Plant-based platforms have been extensively used for the expression of therapeutically valuable monoclonal antibodies. However, to generate highly active molecules a detailed understanding of biochemical and cell biological processes that affect protein stability and post-translational modifications is required. In this work we aimed to examine vacuolar deposition as a possible strategy for the expression of mAb. The mAb 14D9 was transiently expressed in Nicotiana benthamiana leaves in a (i) secreted form and (ii) as heavy chain (H) fusion to two vacuolar sorting signals1 (H-CtVSS and H-ssVSS). To monitor subcellular localization secretory H and L chains were fused to the red fluorescent protein mCherry. Confocal microscopy showed that sec-L-Cherry expressed alone localized to the apoplastic space, while sec-H-Cherry was retained in the ER. When constructs encoding sec-L-Cherry and H-CtVSS or H-ssVSS were co-infiltrated, red fluorescence was observed in the central vacuole, no ER staining was found. A vacuolar staining pattern was also obtained when H-RFP-CtVSS and sec-L constructs were co-infiltrated. In addition vacuolar versions of 14D9 were purified and subjected to MS analyses to determine the N-glycosylation profile. Three major glycoforms were detected: Man7, Man8 (oligomannosidic structures) as well as fucosylated (F) and xylosylated (X) structures. No glycans that are assigned as vacuolar typical (namely paucimannosidic structures) were detected.
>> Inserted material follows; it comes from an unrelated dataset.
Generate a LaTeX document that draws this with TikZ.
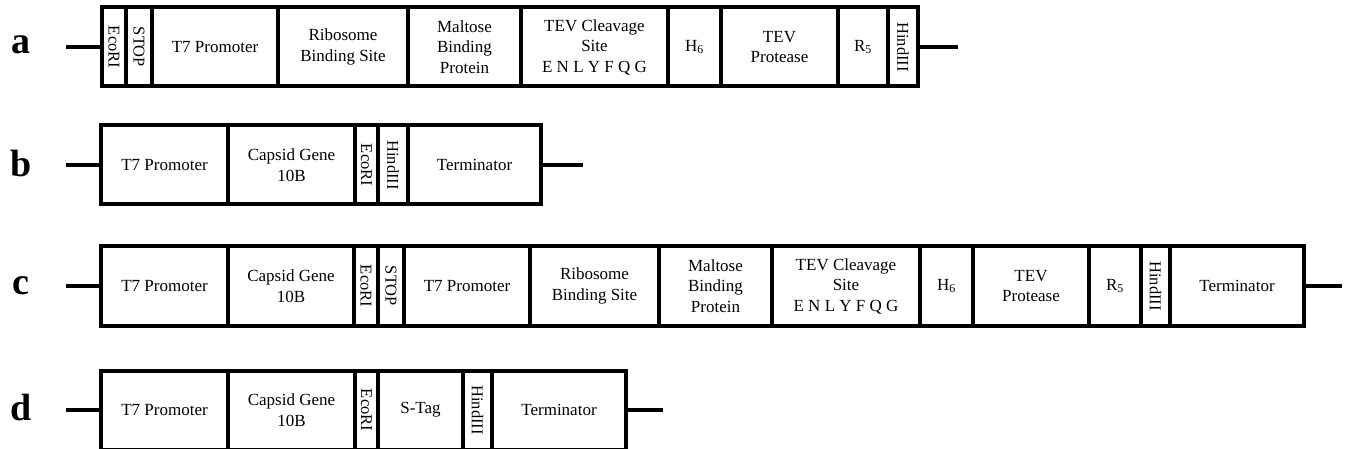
\documentclass[tikz,border=0pt]{standalone}
\usepackage{fontspec}
\setmainfont{Liberation Serif}
\usetikzlibrary{positioning}
\newcommand{\segfont}{\fontsize{17}{20.5}\selectfont}
\newcommand{\vtxt}[1]{\rotatebox{-90}{\fontsize{16.5}{17}\selectfont #1}}
\tikzset{
  seg/.style={draw, rectangle, line width=4pt, minimum height=79pt,
    inner sep=0pt, outer sep=0pt, align=center, font=\segfont},
  tail/.style={line width=4.5pt},
  rowlabel/.style={font=\bfseries\fontsize{38}{38}\selectfont}
}
\begin{document}
\begin{tikzpicture}[x=1pt, y=-1pt]
    \useasboundingbox (0,0) rectangle (1347,449);
    % row a
    \node[rowlabel] (la) at (21,45) {a};
    \node[seg, minimum width=24pt, anchor=west] (a1) at (102,47) {\vtxt{EcoRI}};
    \node[seg, minimum width=26pt, right=0pt of a1] (a2) {\vtxt{STOP}};
    \node[seg, minimum width=126pt, right=0pt of a2] (a3) {T7 Promoter};
    \node[seg, minimum width=130pt, right=0pt of a3] (a4) {Ribosome\\Binding Site};
    \node[seg, minimum width=113pt, right=0pt of a4] (a5) {Maltose\\Binding\\Protein};
    \node[seg, minimum width=147pt, right=0pt of a5] (a6) {TEV Cleavage\\Site\\E N L Y F Q G};
    \node[seg, minimum width=53pt, right=0pt of a6] (a7) {H\textsubscript{6}};
    \node[seg, minimum width=117pt, right=0pt of a7] (a8) {TEV\\Protease};
    \node[seg, minimum width=50pt, right=0pt of a8] (a9) {R\textsubscript{5}};
    \node[seg, minimum width=30pt, right=0pt of a9] (a10) {\vtxt{HindIII}};
    \coordinate (aS) at (66,47);
    \coordinate (aE) at (958,47);
    \draw[tail] (aS) -- (a1.west);
    \draw[tail] (a10.east) -- (aE);
    % row b
    \node[rowlabel] (lb) at (21,164) {b};
    \node[seg, minimum width=127pt, anchor=west] (b1) at (101,165) {T7 Promoter};
    \node[seg, minimum width=127pt, right=0pt of b1] (b2) {Capsid Gene\\10B};
    \node[seg, minimum width=23pt, right=0pt of b2] (b3) {\vtxt{EcoRI}};
    \node[seg, minimum width=30pt, right=0pt of b3] (b4) {\vtxt{HindIII}};
    \node[seg, minimum width=133pt, right=0pt of b4] (b5) {Terminator};
    \coordinate (bS) at (66,165);
    \coordinate (bE) at (583,165);
    \draw[tail] (bS) -- (b1.west);
    \draw[tail] (b5.east) -- (bE);
    % row c
    \node[rowlabel] (lc) at (21,286) {c};
    \node[seg, minimum width=127pt, anchor=west] (c1) at (101,286) {T7 Promoter};
    \node[seg, minimum width=126pt, right=0pt of c1] (c2) {Capsid Gene\\10B};
    \node[seg, minimum width=24pt, right=0pt of c2] (c3) {\vtxt{EcoRI}};
    \node[seg, minimum width=26pt, right=0pt of c3] (c4) {\vtxt{STOP}};
    \node[seg, minimum width=126pt, right=0pt of c4] (c5) {T7 Promoter};
    \node[seg, minimum width=129pt, right=0pt of c5] (c6) {Ribosome\\Binding Site};
    \node[seg, minimum width=113pt, right=0pt of c6] (c7) {Maltose\\Binding\\Protein};
    \node[seg, minimum width=148pt, right=0pt of c7] (c8) {TEV Cleavage\\Site\\E N L Y F Q G};
    \node[seg, minimum width=53pt, right=0pt of c8] (c9) {H\textsubscript{6}};
    \node[seg, minimum width=116pt, right=0pt of c9] (c10) {TEV\\Protease};
    \node[seg, minimum width=52pt, right=0pt of c10] (c11) {R\textsubscript{5}};
    \node[seg, minimum width=29pt, right=0pt of c11] (c12) {\vtxt{HindIII}};
    \node[seg, minimum width=134pt, right=0pt of c12] (c13) {Terminator};
    \coordinate (cS) at (66,286);
    \coordinate (cE) at (1342,286);
    \draw[tail] (cS) -- (c1.west);
    \draw[tail] (c13.east) -- (cE);
    % row d
    \node[rowlabel] (ld) at (21,408) {d};
    \node[seg, minimum width=127pt, anchor=west] (d1) at (101,410) {T7 Promoter};
    \node[seg, minimum width=127pt, right=0pt of d1] (d2) {Capsid Gene\\10B};
    \node[seg, minimum width=23pt, right=0pt of d2] (d3) {\vtxt{EcoRI}};
    \node[seg, minimum width=85pt, right=0pt of d3] (d4) {S-Tag};
    \node[seg, minimum width=29pt, right=0pt of d4] (d5) {\vtxt{HindIII}};
    \node[seg, minimum width=134pt, right=0pt of d5] (d6) {Terminator};
    \coordinate (dS) at (66,410);
    \coordinate (dE) at (663,410);
    \draw[tail] (dS) -- (d1.west);
    \draw[tail] (d6.east) -- (dE);
\end{tikzpicture}
\end{document}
In conclusion, this work shows that vacuolar targeted 14D9 accumulates in the central vacuole of leaves, that the mAb is stable and that it can be easily purified. ER typical glycosylation indicates a direct transport from the ER to the vacuole bypassing the Golgi. However, at least some of the antibody molecules that are sorted to the vacuole pass through the trans-Golgi complex as shown by FX containing glycans. These results point to peculiarities in the vacuolar transport mechanisms of plants.